Variables of ECT treatment

ECT sessions, severe side effects of ECT, previous ECT treatment history. ECT sessions were provided for the duration of the current hospitalization, without maintenance ECTs. Severe side effects of ECT are defined as those that substantially affect function, manifest clear signs upon physical examination, and necessitate intervention.

Other variables

Days hospitalized.

Electroconvulsive therapy

All patients and their lawful guardians voluntarily accepted electroconvulsive therapy after being fully informed about the risks and benefits. The lawful guardians then completed the signing of the informed consent document. Prior to treatment, all physicians in the patient's medical team conducted a pre-treatment discussion to evaluate the indications and contraindications for ECT. The patient retains the right to demand the cessation of electroconvulsive therapy at any time.

All ECT sessions were modified and conducted using the Thymatron DGx system (SomaticsLLC, Lake Bluff, IL, USA), following a brief pulse pattern with bitemporal electrode placement. The initial electrical dose was determined by the formula age * 0.7, with subsequent electrical volumes titrated by 5% in response to seizures [26]. The standard treatment frequency is two or three times a week. However, if urgent needs arise or a patient gives informed consent, the first week will have four ECT sessions, then revert to the standard frequency.Anesthesia and muscle relaxation were induced using propofol (1–1.5 mg/kg) and succinylcholine chloride (0.5–1 mg/kg), with atropine administered to regulate heart rate when required.

Statistical analyses

Data analysis was conducted using IBM SPSS Statistics 25.0. Categorical variables were described using percentages (%), and continuous variables were represented by either Mean (SD) or Median (IQR), based on conformity with normal distribution.
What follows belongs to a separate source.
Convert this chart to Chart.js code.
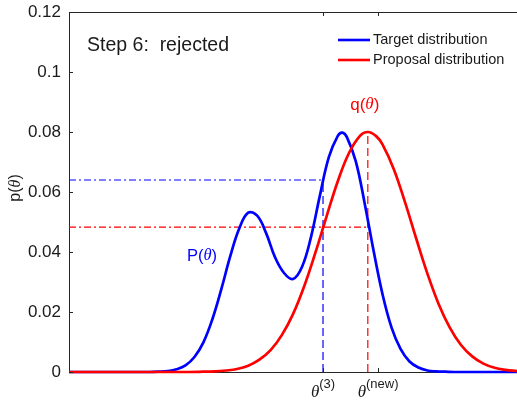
<!DOCTYPE html>
<html>
<head>
<meta charset="utf-8">
<script src="https://cdn.jsdelivr.net/npm/chart.js@4"></script>
<style>
  html, body { margin: 0; padding: 0; background: #fff; }
</style>
</head>
<body>
<canvas id="mhChart" width="517" height="401"></canvas>
<script>
// Target density p(theta), sampled along theta
const thetaTarget = [0, 1.0, 1.8, 2.0, 2.2, 2.4, 2.6, 2.8, 3.0, 3.2, 3.4, 3.6, 3.8, 4.0, 4.2, 4.4, 4.6, 4.8,
    5.0, 5.2, 5.4, 5.6, 5.8, 6.0, 6.1, 6.2, 6.4, 6.6, 6.8, 7.0, 7.2, 7.4, 7.6, 7.8, 8.0, 8.2, 8.4, 8.6, 9.3, 10];
const pTarget = [0, 0, 0, 0.0001, 0.0003, 0.0009, 0.0022, 0.005, 0.0099, 0.0176, 0.0276, 0.0386, 0.0478,
    0.0531, 0.0521, 0.0463, 0.0382, 0.033, 0.031, 0.035, 0.0449, 0.0588, 0.0716, 0.0787, 0.0798, 0.0784,
    0.0703, 0.0562, 0.0403, 0.0258, 0.0148, 0.0077, 0.0035, 0.0015, 0.0005, 0.0002, 0.0001, 0, 0, 0];

// Proposal density q(theta)
const thetaProposal = [0, 2.5, 3.0, 3.25, 3.5, 3.75, 4.0, 4.25, 4.5, 4.75, 5.0, 5.25, 5.5, 5.75, 6.0, 6.25,
    6.5, 6.67, 6.85, 7.0, 7.25, 7.5, 7.75, 8.0, 8.25, 8.5, 8.75, 9.0, 9.25, 9.5, 9.75, 10];
const pProposal = [0, 0, 0.0001, 0.0002, 0.0005, 0.001, 0.0021, 0.0041, 0.0073, 0.0123, 0.0193, 0.0286,
    0.0398, 0.0519, 0.0636, 0.073, 0.0788, 0.08, 0.0787, 0.0758, 0.0676, 0.0566, 0.0445, 0.0328, 0.0227,
    0.0148, 0.009, 0.0052, 0.0028, 0.0014, 0.0007, 0.0003];

const theta3 = 5.67;
const thetaNew = 6.9;
const qMode = 6.67;
const pAtTheta3 = 0.064;
const qAtTheta3 = 0.0483;
const qPeak = 0.08;

const yTicks = [0, 0.02, 0.04, 0.06, 0.08, 0.1, 0.12];
const yTickLabels = ['0', '0.02', '0.04', '0.06', '0.08', '0.1', '0.12'];
const xTicks = [theta3, thetaNew];
const xTickSups = ['(3)', '(new)'];

const BLUE = '#0000ff';
const RED = '#ff0000';
const AXIS = '#262626';
const SANS = "'Liberation Sans', Arial, sans-serif";
const SERIF = "'Liberation Serif', 'Times New Roman', serif";

function pts(xs, ys) {
    return xs.map((x, i) => ({ x: x, y: ys[i] }));
}

// draws pieces of text one after another: [text, font, dy]
function drawRuns(ctx, runs, x, y, align) {
    let total = 0;
    runs.forEach(r => { ctx.font = r[1]; total += ctx.measureText(r[0]).width; });
    let cx = align === 'center' ? x - total / 2 : x;
    runs.forEach(r => {
        ctx.font = r[1];
        ctx.fillText(r[0], cx, y + (r[2] || 0));
        cx += ctx.measureText(r[0]).width;
    });
}

const decorations = {
    id: 'decorations',
    afterDraw(chart) {
        const ctx = chart.ctx;
        const area = chart.chartArea;
        const xs = chart.scales.x;
        const ys = chart.scales.y;
        ctx.save();
        ctx.textAlign = 'left';

        // top edge of the box
        ctx.strokeStyle = AXIS;
        ctx.lineWidth = 1;
        ctx.beginPath();
        ctx.moveTo(area.left, Math.round(area.top) + 0.5);
        ctx.lineTo(area.right, Math.round(area.top) + 0.5);
        ctx.stroke();

        // inward tick marks
        ctx.beginPath();
        yTicks.forEach(v => {
            const py = Math.round(ys.getPixelForValue(v)) + 0.5;
            ctx.moveTo(area.left, py);
            ctx.lineTo(area.left + 4, py);
        });
        xTicks.forEach(v => {
            const px = Math.round(xs.getPixelForValue(v)) + 0.5;
            ctx.moveTo(px, area.bottom);
            ctx.lineTo(px, area.bottom - 4);
            ctx.moveTo(px, area.top);
            ctx.lineTo(px, area.top + 4);
        });
        ctx.stroke();

        // x tick labels with superscripts
        ctx.fillStyle = '#1a1a1a';
        ctx.textBaseline = 'alphabetic';
        xTicks.forEach((v, i) => {
            const px = xs.getPixelForValue(v);
            drawRuns(ctx, [
                ['\u03b8', 'italic 17px ' + SERIF, 0],
                [xTickSups[i], '13px ' + SANS, -9]
            ], px, area.bottom + 25, 'center');
        });

        // y axis title
        ctx.save();
        ctx.translate(16, 188);
        ctx.rotate(-Math.PI / 2);
        ctx.textBaseline = 'middle';
        drawRuns(ctx, [
            ['p(', '16px ' + SANS],
            ['\u03b8', 'italic 16px ' + SERIF],
            [')', '16px ' + SANS]
        ], 0, 0, 'center');
        ctx.restore();

        // step caption
        ctx.fillStyle = '#1a1a1a';
        ctx.textBaseline = 'alphabetic';
        ctx.font = '19.5px ' + SANS;
        ctx.fillText('Step 6:  rejected', 87, 51);

        // curve labels
        ctx.textBaseline = 'middle';
        ctx.fillStyle = RED;
        drawRuns(ctx, [['q(', '17px ' + SANS], ['\u03b8', 'italic 17px ' + SERIF], [')', '17px ' + SANS]],
            xs.getPixelForValue(qMode) - 3, 105, 'center');
        ctx.fillStyle = BLUE;
        drawRuns(ctx, [['P(', '16.5px ' + SANS], ['\u03b8', 'italic 16.5px ' + SERIF], [')', '16.5px ' + SANS]],
            202, 256, 'center');

        // legend
        const legend = [['Target distribution', BLUE], ['Proposal distribution', RED]];
        legend.forEach((item, i) => {
            const ly = 40 + i * 20;
            ctx.strokeStyle = item[1];
            ctx.lineWidth = 2.6;
            ctx.beginPath();
            ctx.moveTo(338, ly);
            ctx.lineTo(370, ly);
            ctx.stroke();
            ctx.fillStyle = '#1a1a1a';
            ctx.font = '14.5px ' + SANS;
            ctx.fillText(item[0], 373, ly);
        });

        ctx.restore();
    }
};

const guide = (data, color, dash) => ({
    data: data,
    borderColor: color,
    borderWidth: 1.2,
    borderDash: dash,
    pointRadius: 0,
    fill: false,
    order: 3
});

new Chart(document.getElementById('mhChart'), {
    type: 'line',
    data: {
        datasets: [
            {
                label: 'Proposal distribution',
                data: pts(thetaProposal, pProposal),
                borderColor: RED,
                borderWidth: 2.7,
                pointRadius: 0,
                tension: 0.4,
                order: 1
            },
            {
                label: 'Target distribution',
                data: pts(thetaTarget, pTarget),
                borderColor: BLUE,
                borderWidth: 2.7,
                pointRadius: 0,
                tension: 0.4,
                order: 2
            },
            guide([{ x: 0, y: pAtTheta3 }, { x: theta3, y: pAtTheta3 }], BLUE, [7, 3, 2, 3]),
            guide([{ x: theta3, y: 0 }, { x: theta3, y: pAtTheta3 }], BLUE, [8, 4]),
            guide([{ x: 0, y: qAtTheta3 }, { x: qMode, y: qAtTheta3 }], RED, [7, 3, 2, 3]),
            guide([{ x: qMode, y: 0 }, { x: qMode, y: qPeak }], RED, [8, 4])
        ]
    },
    options: {
        responsive: false,
        animation: false,
        clip: false,
        layout: { padding: { top: 12, right: 0, left: 0, bottom: 0 } },
        plugins: {
            legend: { display: false },
            tooltip: { enabled: false }
        },
        scales: {
            x: {
                type: 'linear',
                min: 0,
                max: 10,
                ticks: { display: false },
                grid: { display: false },
                border: { display: true, color: AXIS, width: 1 },
                afterFit: scale => { scale.height = 29; }
            },
            y: {
                min: 0,
                max: 0.12,
                afterBuildTicks: scale => { scale.ticks = yTicks.map(v => ({ value: v })); },
                ticks: {
                    padding: 0,
                    color: '#1a1a1a',
                    font: { family: SANS, size: 17 },
                    callback: (v) => yTickLabels[yTicks.indexOf(v)] ?? ''
                },
                grid: { display: false },
                border: { display: true, color: AXIS, width: 1 },
                afterFit: scale => { scale.width = 69; }
            }
        }
    },
    plugins: [decorations]
});
</script>
</body>
</html>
Comparisons between groups were made using Chi-square tests, independent samples t-tests, or Mann–Whitney U tests. The outcome, CGI-I positive or negative response, was utilized as the dependent variable, with 0 for a positive response and 1 for a negative response. Logistic regression analyses were employed to assess factors associated with ineffectiveness in ECT treatment for adolescents with severe depressive episode and suicidal behavior, calculating Odds Ratios (OR) and 95% Confidence Intervals (95% CI). Due to the absence of equivalent dose conversion formulas for duloxetine and vortioxetine, their missing values were imputed using the median fluoxetine equivalent dose.
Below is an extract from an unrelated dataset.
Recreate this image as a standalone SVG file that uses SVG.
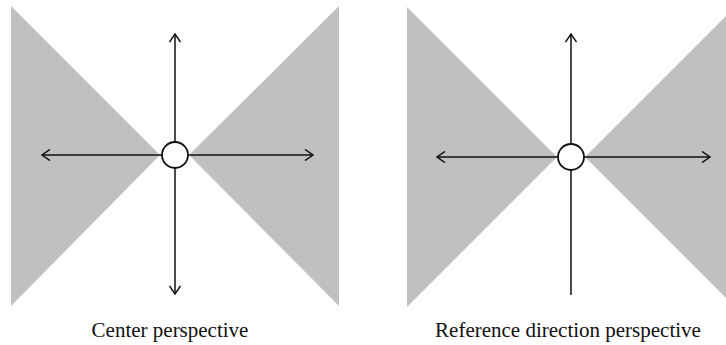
<svg xmlns="http://www.w3.org/2000/svg" width="726" height="345" viewBox="0 0 726 345">
  <style>
    .sector { fill: #c0c0c0; stroke: none; }
    .axis { stroke: #111; stroke-width: 1.5; fill: none; }
    .node { fill: #fff; stroke: #111; stroke-width: 1.8; }
    .label { font-family: "Liberation Serif", "Times New Roman", serif; font-size: 21px; fill: #111; text-anchor: middle; }
  </style>
  <defs>
    <marker id="arrow" viewBox="0 0 10 12" refX="9" refY="6" markerWidth="10" markerHeight="12" markerUnits="userSpaceOnUse" orient="auto">
      <path d="M1,0.5 L9,6 L1,11.5" fill="none" stroke="#111" stroke-width="1.5"/>
    </marker>
  </defs>
  <rect width="726" height="345" fill="#fff"/>

  <!-- Left panel: center perspective -->
  <g id="center-sectors">
    <polygon class="sector" points="11,6 11,306 160,155"/>
    <polygon class="sector" points="339,6 339,306 189,155"/>
  </g>
  <g id="center-connectors">
    <line class="axis" x1="175" y1="142" x2="175" y2="34" marker-end="url(#arrow)"/>
    <line class="axis" x1="175" y1="168" x2="175" y2="294" marker-end="url(#arrow)"/>
    <line class="axis" x1="162" y1="155" x2="42" y2="155" marker-end="url(#arrow)"/>
    <line class="axis" x1="188" y1="155" x2="313" y2="155" marker-end="url(#arrow)"/>
  </g>
  <g id="center-node">
    <circle class="node" cx="175" cy="155" r="13"/>
  </g>
  <text class="label" x="170" y="337">Center perspective</text>

  <!-- Right panel: reference direction perspective -->
  <g id="reference-sectors">
    <polygon class="sector" points="407,7 407,307 557,157"/>
    <polygon class="sector" points="735,7 735,307 585,157"/>
  </g>
  <g id="reference-connectors">
    <line class="axis" x1="571" y1="144" x2="571" y2="34" marker-end="url(#arrow)"/>
    <line class="axis" x1="571" y1="170" x2="571" y2="295"/>
    <line class="axis" x1="558" y1="157" x2="437" y2="157" marker-end="url(#arrow)"/>
    <line class="axis" x1="584" y1="157" x2="710" y2="157" marker-end="url(#arrow)"/>
  </g>
  <g id="reference-node">
    <circle class="node" cx="571" cy="157" r="13"/>
  </g>
  <text class="label" x="568" y="337">Reference direction perspective</text>
</svg>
Various models were applied:

The unadjusted model assessed four variables concerning ECT treatment and days hospitalized.

Model 1 evaluated ECT treatment and demographic factors, excluding severe side effects of ECT, and days hospitalized, and included 6 variables.

Model 2 added disease variables to Model 1, excluding the same variables as in Model 1, involving 14 variables.

Model 3 combined Models 1 and 2 with medication treatment variables, excluding mood stabilizers and those omitted in Models 1 and 2, included 20 variables.

All models classified ECT sessions instances in intervals of 4 as ordinal rank variables and encoded them as nominal categorical dummy variables to specifically study their correlation with the dependent variable (details in Table 3). Subgroup analysis divided age at the median into a dichotomous variable, and in conjunction with gender, partitioned the data into four distinct stratified subsets. Each subset was analyzed according to Model 3’s parameters to validate the result stability. Statistical findings were deemed significant with P < 0.05 (2-tailed). Regarding omitted variables, days hospitalized and severe side effects of ECT may act as mediating variables, potentially influenced by ECT sessions.